Iran’s foreign ministry on Friday warned that any Israeli involvement in the current US-led maritime mission in the Persian Gulf would be deemed a threat to the nation's national security and one it would respond to.

ERBIL (Kurdistan 24) – Iran’s foreign ministry on Friday warned that any Israeli involvement in the current US-led maritime mission in the Persian Gulf would be deemed a threat to the nation's national security and one it would respond to.

Israel’s presence in the US naval coalition will be seen as a “clear threat” to the “security, sovereignty, and integrity of the Islamic Republic and the Persian Gulf’s security,” ministry spokesman Seyyed Abbas Mousavi said, according to the semi-official Mehr news agency.

One of Iran’s regional arch-enemies, Israeli foreign minister Israel Katz, has reportedly said in closed-door meetings between various officials that his country's security forces would have a role in the Unites States' regional maritime mission. 

The US has called for the formation of a coalition to respond to recent Iranian actions that include the seizure of oil tankers in what increasingly appears to be turning into a West versus Iran standoff.

Should Israel join the coalition, Mousavi stated, Iran “reserves the right to confront this threat and defend itself.” The consequences of Tehran’s retaliatory measures, he said, would fall upon both the US and Israel.

So far, the UK has agreed to participate in the US initiative along with South Korea, with additional participants also considering options as European countries seek to ease brewing tensions in the strategic Gulf waters to the south of Iran. China has also hinted that it might join while Russia and Iran are reportedly seeking to hold a joint naval drill in the Gulf.

Iran’s Islamic Revolutionary Guard Corps (IRGC) has so far seized three oil tankers passing through Gulf waters, one of which is owned by a British company.
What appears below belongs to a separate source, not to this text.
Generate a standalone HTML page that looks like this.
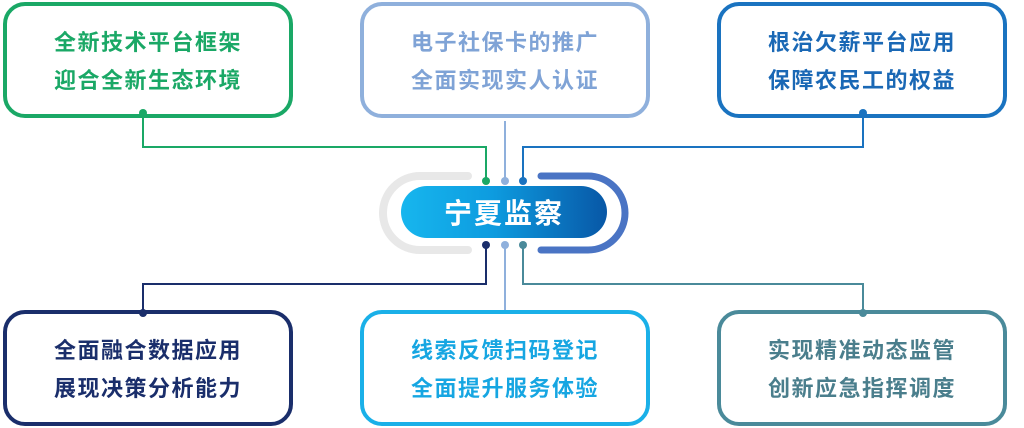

These actions came after the British Royal Navy impounded an Iranian ship off the coast of Gibraltar purportedly on its way to deliver oil to Syria in contravention of EU sanctions.

Read more: Iran seizes British oil tanker in Strait of Hormuz

Before these incidents, six other tankers in the area were attacked on two separate occasions, with the US accusing Iran and its non-state allies of having been behind the actions. The IRGC air force also shot down a US drone, claiming it had violated Iran’s airspace.
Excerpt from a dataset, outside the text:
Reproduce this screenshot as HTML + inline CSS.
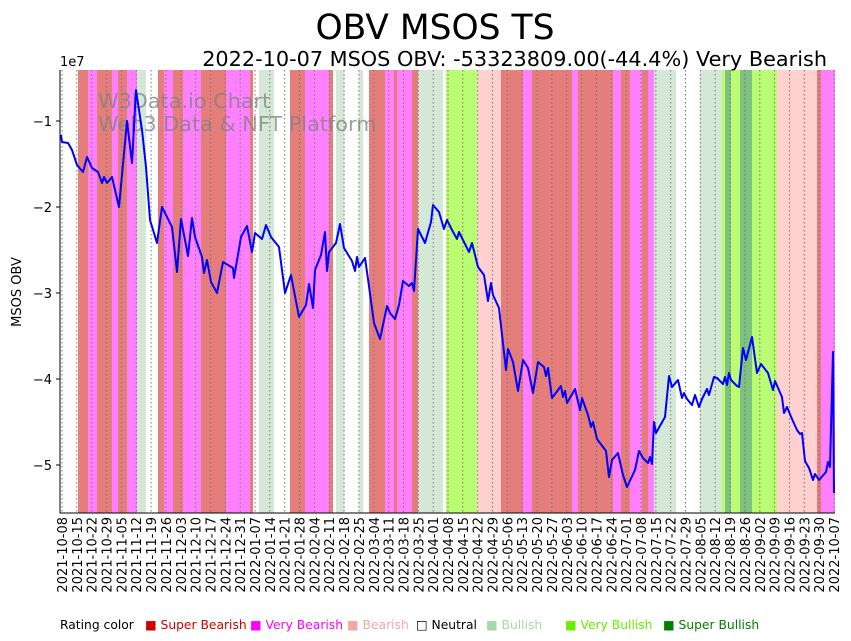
<!DOCTYPE html>
<html><head><meta charset="utf-8"><style>body{margin:0;background:#fff}svg{display:block;font-family:"DejaVu Sans","Liberation Sans",sans-serif}</style></head><body>
<svg width="851" height="641" viewBox="0 0 851 641">
<g>
<rect x="78" y="70" width="10" height="443" fill="#e57e7b"/>
<rect x="88" y="70" width="9" height="443" fill="#ff80ff"/>
<rect x="97" y="70" width="15" height="443" fill="#e57e7b"/>
<rect x="112" y="70" width="6" height="443" fill="#ff80ff"/>
<rect x="118" y="70" width="9" height="443" fill="#e57e7b"/>
<rect x="127" y="70" width="10" height="443" fill="#ff80ff"/>
<rect x="137" y="70" width="9" height="443" fill="#d5e8d5"/>
<rect x="158" y="70" width="6" height="443" fill="#e57e7b"/>
<rect x="164" y="70" width="9" height="443" fill="#ff80ff"/>
<rect x="173" y="70" width="10" height="443" fill="#e57e7b"/>
<rect x="183" y="70" width="18" height="443" fill="#ff80ff"/>
<rect x="201" y="70" width="25" height="443" fill="#e57e7b"/>
<rect x="226" y="70" width="24" height="443" fill="#ff80ff"/>
<rect x="250" y="70" width="3" height="443" fill="#e57e7b"/>
<rect x="259" y="70" width="15" height="443" fill="#d5e8d5"/>
<rect x="290" y="70" width="15" height="443" fill="#e57e7b"/>
<rect x="305" y="70" width="24" height="443" fill="#ff80ff"/>
<rect x="329" y="70" width="4" height="443" fill="#e57e7b"/>
<rect x="336" y="70" width="8" height="443" fill="#d5e8d5"/>
<rect x="359" y="70" width="4" height="443" fill="#d5e8d5"/>
<rect x="369" y="70" width="16" height="443" fill="#e57e7b"/>
<rect x="385" y="70" width="9" height="443" fill="#ff80ff"/>
<rect x="394" y="70" width="3" height="443" fill="#e57e7b"/>
<rect x="397" y="70" width="15" height="443" fill="#ff80ff"/>
<rect x="412" y="70" width="6" height="443" fill="#e57e7b"/>
<rect x="418" y="70" width="25" height="443" fill="#d5e8d5"/>
<rect x="446" y="70" width="31" height="443" fill="#bbfd72"/>
<rect x="477" y="70" width="24" height="443" fill="#ffd0d0"/>
<rect x="501" y="70" width="22" height="443" fill="#e57e7b"/>
<rect x="523" y="70" width="9" height="443" fill="#ff80ff"/>
<rect x="532" y="70" width="40" height="443" fill="#e57e7b"/>
<rect x="572" y="70" width="6" height="443" fill="#ff80ff"/>
<rect x="578" y="70" width="35" height="443" fill="#e57e7b"/>
<rect x="613" y="70" width="8" height="443" fill="#ff80ff"/>
<rect x="621" y="70" width="9" height="443" fill="#e57e7b"/>
<rect x="630" y="70" width="12" height="443" fill="#ff80ff"/>
<rect x="642" y="70" width="6" height="443" fill="#e57e7b"/>
<rect x="648" y="70" width="6" height="443" fill="#ff80ff"/>
<rect x="654" y="70" width="22" height="443" fill="#d5e8d5"/>
<rect x="700" y="70" width="22" height="443" fill="#d5e8d5"/>
<rect x="722" y="70" width="3" height="443" fill="#bbfd72"/>
<rect x="725" y="70" width="6" height="443" fill="#80c080"/>
<rect x="731" y="70" width="9" height="443" fill="#bbfd72"/>
<rect x="740" y="70" width="12" height="443" fill="#80c080"/>
<rect x="752" y="70" width="25" height="443" fill="#bbfd72"/>
<rect x="777" y="70" width="40" height="443" fill="#ffd0d0"/>
<rect x="817" y="70" width="4" height="443" fill="#e57e7b"/>
<rect x="821" y="70" width="14" height="443" fill="#ff80ff"/>
</g>
<g stroke="#777" stroke-width="1" stroke-dasharray="1.5,2.5">
<line x1="62" y1="70" x2="62" y2="513"/><line x1="76.8" y1="70" x2="76.8" y2="513"/><line x1="91.7" y1="70" x2="91.7" y2="513"/><line x1="106.5" y1="70" x2="106.5" y2="513"/><line x1="121.4" y1="70" x2="121.4" y2="513"/><line x1="136.2" y1="70" x2="136.2" y2="513"/><line x1="151.1" y1="70" x2="151.1" y2="513"/><line x1="165.9" y1="70" x2="165.9" y2="513"/><line x1="180.8" y1="70" x2="180.8" y2="513"/><line x1="195.6" y1="70" x2="195.6" y2="513"/><line x1="210.5" y1="70" x2="210.5" y2="513"/><line x1="225.3" y1="70" x2="225.3" y2="513"/><line x1="240.2" y1="70" x2="240.2" y2="513"/><line x1="255" y1="70" x2="255" y2="513"/><line x1="269.8" y1="70" x2="269.8" y2="513"/><line x1="284.7" y1="70" x2="284.7" y2="513"/><line x1="299.5" y1="70" x2="299.5" y2="513"/><line x1="314.4" y1="70" x2="314.4" y2="513"/><line x1="329.2" y1="70" x2="329.2" y2="513"/><line x1="344.1" y1="70" x2="344.1" y2="513"/><line x1="358.9" y1="70" x2="358.9" y2="513"/><line x1="373.8" y1="70" x2="373.8" y2="513"/><line x1="388.6" y1="70" x2="388.6" y2="513"/><line x1="403.5" y1="70" x2="403.5" y2="513"/><line x1="418.3" y1="70" x2="418.3" y2="513"/><line x1="433.2" y1="70" x2="433.2" y2="513"/><line x1="448" y1="70" x2="448" y2="513"/><line x1="462.8" y1="70" x2="462.8" y2="513"/><line x1="477.7" y1="70" x2="477.7" y2="513"/><line x1="492.5" y1="70" x2="492.5" y2="513"/><line x1="507.4" y1="70" x2="507.4" y2="513"/><line x1="522.2" y1="70" x2="522.2" y2="513"/><line x1="537.1" y1="70" x2="537.1" y2="513"/><line x1="551.9" y1="70" x2="551.9" y2="513"/><line x1="566.8" y1="70" x2="566.8" y2="513"/><line x1="581.6" y1="70" x2="581.6" y2="513"/><line x1="596.5" y1="70" x2="596.5" y2="513"/><line x1="611.3" y1="70" x2="611.3" y2="513"/><line x1="626.2" y1="70" x2="626.2" y2="513"/><line x1="641" y1="70" x2="641" y2="513"/><line x1="655.8" y1="70" x2="655.8" y2="513"/><line x1="670.7" y1="70" x2="670.7" y2="513"/><line x1="685.5" y1="70" x2="685.5" y2="513"/><line x1="700.4" y1="70" x2="700.4" y2="513"/><line x1="715.2" y1="70" x2="715.2" y2="513"/><line x1="730.1" y1="70" x2="730.1" y2="513"/><line x1="744.9" y1="70" x2="744.9" y2="513"/><line x1="759.8" y1="70" x2="759.8" y2="513"/><line x1="774.6" y1="70" x2="774.6" y2="513"/><line x1="789.5" y1="70" x2="789.5" y2="513"/><line x1="804.3" y1="70" x2="804.3" y2="513"/><line x1="819.2" y1="70" x2="819.2" y2="513"/><line x1="834" y1="70" x2="834" y2="513"/>
</g>
<g font-size="20.8" fill="#808080" fill-opacity="0.75"><text x="98" y="108">W3Data.io Chart</text><text x="98" y="131">Web3 Data &amp; NFT Platform</text></g>
<polyline fill="none" stroke="#0000ff" stroke-width="2" stroke-linejoin="round" points="61,135 62,142 68,143 72,150 77,165 83,172 87,157 92,168 98,172 102,183 104,177 107,183 112,177 119,207 122,175 127,121 132,163 136,90 142,130 146,167 150,220 157,243 162,207 172,227 177,272 181,219 188,256 192,218 195,237 202,257 204,273 207,260 211,282 217,293 223,262 233,268 234,278 241,237 247,226 252,252 255,233 262,239 266,225 271,237 279,247 285,293 291,275 299,317 306,305 309,284 313,308 315,270 321,255 325,232 327,271 329,252 336,243 340,224 344,248 352,261 355,271 357,257 359,267 365,258 368,279 374,323 380,339 387,306 390,313 395,319 399,305 403,281 409,286 412,283 414,291 418,229 425,243 431,222 433,205 439,212 444,229 447,220 452,230 457,239 459,232 463,240 469,252 472,243 478,267 484,275 488,301 491,283 493,295 499,308 506,370 508,349 513,362 518,391 523,360 528,368 533,393 538,362 544,367 546,376 548,368 552,398 561,386 563,397 565,391 567,403 575,389 580,410 582,398 588,415 591,427 593,422 597,439 606,451 609,477 612,460 618,453 623,475 627,487 635,470 639,451 643,458 648,463 650,457 652,464 654,422 656,433 665,417 669,376 672,387 678,380 682,398 684,393 687,399 692,405 695,395 699,407 702,399 707,389 709,395 714,377 717,378 723,384 725,377 727,385 729,373 731,380 737,386 739,387 743,348 746,360 752,337 757,373 761,364 768,373 773,390 775,381 782,397 784,413 787,407 792,419 797,430 800,434 802,433 805,461 809,468 813,480 815,474 819,480 826,472 828,462 830,467 833,352 834,493"/>
<g stroke="#000" stroke-width="1"><line x1="60" y1="70" x2="60" y2="513.5"/><line x1="60" y1="513" x2="835" y2="513"/>
<line x1="56" y1="121" x2="60" y2="121"/><line x1="56" y1="207" x2="60" y2="207"/><line x1="56" y1="293" x2="60" y2="293"/><line x1="56" y1="379" x2="60" y2="379"/><line x1="56" y1="465" x2="60" y2="465"/></g>
<g font-size="13" text-anchor="end" fill="#000"><text x="52" y="126">−1</text><text x="52" y="212">−2</text><text x="52" y="298">−3</text><text x="52" y="384">−4</text><text x="52" y="470">−5</text></g>
<text x="60" y="66" font-size="13">1e7</text>
<text transform="translate(21,292) rotate(-90)" font-size="13" text-anchor="middle">MSOS OBV</text>
<text x="435" y="39" font-size="34.5" text-anchor="middle">OBV MSOS TS</text>
<text x="827" y="66" font-size="20.8" text-anchor="end">2022-10-07 MSOS OBV: -53323809.00(-44.4%) Very Bearish</text>
<g font-size="13" text-anchor="end">
<text transform="translate(67,517) rotate(-90)">2021-10-08</text><text transform="translate(81.8,517) rotate(-90)">2021-10-15</text><text transform="translate(96.7,517) rotate(-90)">2021-10-22</text><text transform="translate(111.5,517) rotate(-90)">2021-10-29</text><text transform="translate(126.4,517) rotate(-90)">2021-11-05</text><text transform="translate(141.2,517) rotate(-90)">2021-11-12</text><text transform="translate(156.1,517) rotate(-90)">2021-11-19</text><text transform="translate(170.9,517) rotate(-90)">2021-11-26</text><text transform="translate(185.8,517) rotate(-90)">2021-12-03</text><text transform="translate(200.6,517) rotate(-90)">2021-12-10</text><text transform="translate(215.5,517) rotate(-90)">2021-12-17</text><text transform="translate(230.3,517) rotate(-90)">2021-12-24</text><text transform="translate(245.2,517) rotate(-90)">2021-12-31</text><text transform="translate(260,517) rotate(-90)">2022-01-07</text><text transform="translate(274.8,517) rotate(-90)">2022-01-14</text><text transform="translate(289.7,517) rotate(-90)">2022-01-21</text><text transform="translate(304.5,517) rotate(-90)">2022-01-28</text><text transform="translate(319.4,517) rotate(-90)">2022-02-04</text><text transform="translate(334.2,517) rotate(-90)">2022-02-11</text><text transform="translate(349.1,517) rotate(-90)">2022-02-18</text><text transform="translate(363.9,517) rotate(-90)">2022-02-25</text><text transform="translate(378.8,517) rotate(-90)">2022-03-04</text><text transform="translate(393.6,517) rotate(-90)">2022-03-11</text><text transform="translate(408.5,517) rotate(-90)">2022-03-18</text><text transform="translate(423.3,517) rotate(-90)">2022-03-25</text><text transform="translate(438.2,517) rotate(-90)">2022-04-01</text><text transform="translate(453,517) rotate(-90)">2022-04-08</text><text transform="translate(467.8,517) rotate(-90)">2022-04-15</text><text transform="translate(482.7,517) rotate(-90)">2022-04-22</text><text transform="translate(497.5,517) rotate(-90)">2022-04-29</text><text transform="translate(512.4,517) rotate(-90)">2022-05-06</text><text transform="translate(527.2,517) rotate(-90)">2022-05-13</text><text transform="translate(542.1,517) rotate(-90)">2022-05-20</text><text transform="translate(556.9,517) rotate(-90)">2022-05-27</text><text transform="translate(571.8,517) rotate(-90)">2022-06-03</text><text transform="translate(586.6,517) rotate(-90)">2022-06-10</text><text transform="translate(601.5,517) rotate(-90)">2022-06-17</text><text transform="translate(616.3,517) rotate(-90)">2022-06-24</text><text transform="translate(631.2,517) rotate(-90)">2022-07-01</text><text transform="translate(646,517) rotate(-90)">2022-07-08</text><text transform="translate(660.8,517) rotate(-90)">2022-07-15</text><text transform="translate(675.7,517) rotate(-90)">2022-07-22</text><text transform="translate(690.5,517) rotate(-90)">2022-07-29</text><text transform="translate(705.4,517) rotate(-90)">2022-08-05</text><text transform="translate(720.2,517) rotate(-90)">2022-08-12</text><text transform="translate(735.1,517) rotate(-90)">2022-08-19</text><text transform="translate(749.9,517) rotate(-90)">2022-08-26</text><text transform="translate(764.8,517) rotate(-90)">2022-09-02</text><text transform="translate(779.6,517) rotate(-90)">2022-09-09</text><text transform="translate(794.5,517) rotate(-90)">2022-09-16</text><text transform="translate(809.3,517) rotate(-90)">2022-09-23</text><text transform="translate(824.2,517) rotate(-90)">2022-09-30</text><text transform="translate(839,517) rotate(-90)">2022-10-07</text>
</g>
<g font-size="12.3">
<text x="60" y="629" fill="#000">Rating color</text>
<text x="145" y="629" fill="#d00000">■ Super Bearish</text>
<text x="250" y="629" fill="#ff00ff">■ Very Bearish</text>
<text x="347" y="629" fill="#f4a6a6">■ Bearish</text>
<text x="416" y="629" fill="#000">□ Neutral</text>
<text x="486" y="629" fill="#a8d8a8">■ Bullish</text>
<text x="565" y="629" fill="#66ee00">■ Very Bullish</text>
<text x="663" y="629" fill="#008000">■ Super Bullish</text>
</g>
</svg>
</body></html>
These incidents, along with the tanker seizures, stirred oil markets and spiked security concerns in the area, through which a significant portion of the world’s oil travels. This has caused some oil-exporting nations in the region to explore options that could put a damper on such volatility.

This comes over a year after the US withdrew from an international Iran nuclear deal that many other nations have since tried to salvage. In recent months, Tehran has made announcements that it would decrease its compliance with the original agreement's stipulations.

Read more: Iran says it will continue to decrease compliance with nuclear deal

The deal sought to curb Iran’s nuclear weapons ambitions but Washington has said it has served to increase Tehran’s regional “malign” activities and bolstered its influence, calling for a new deal that takes these matters into account as well as the country’s ballistic missile program.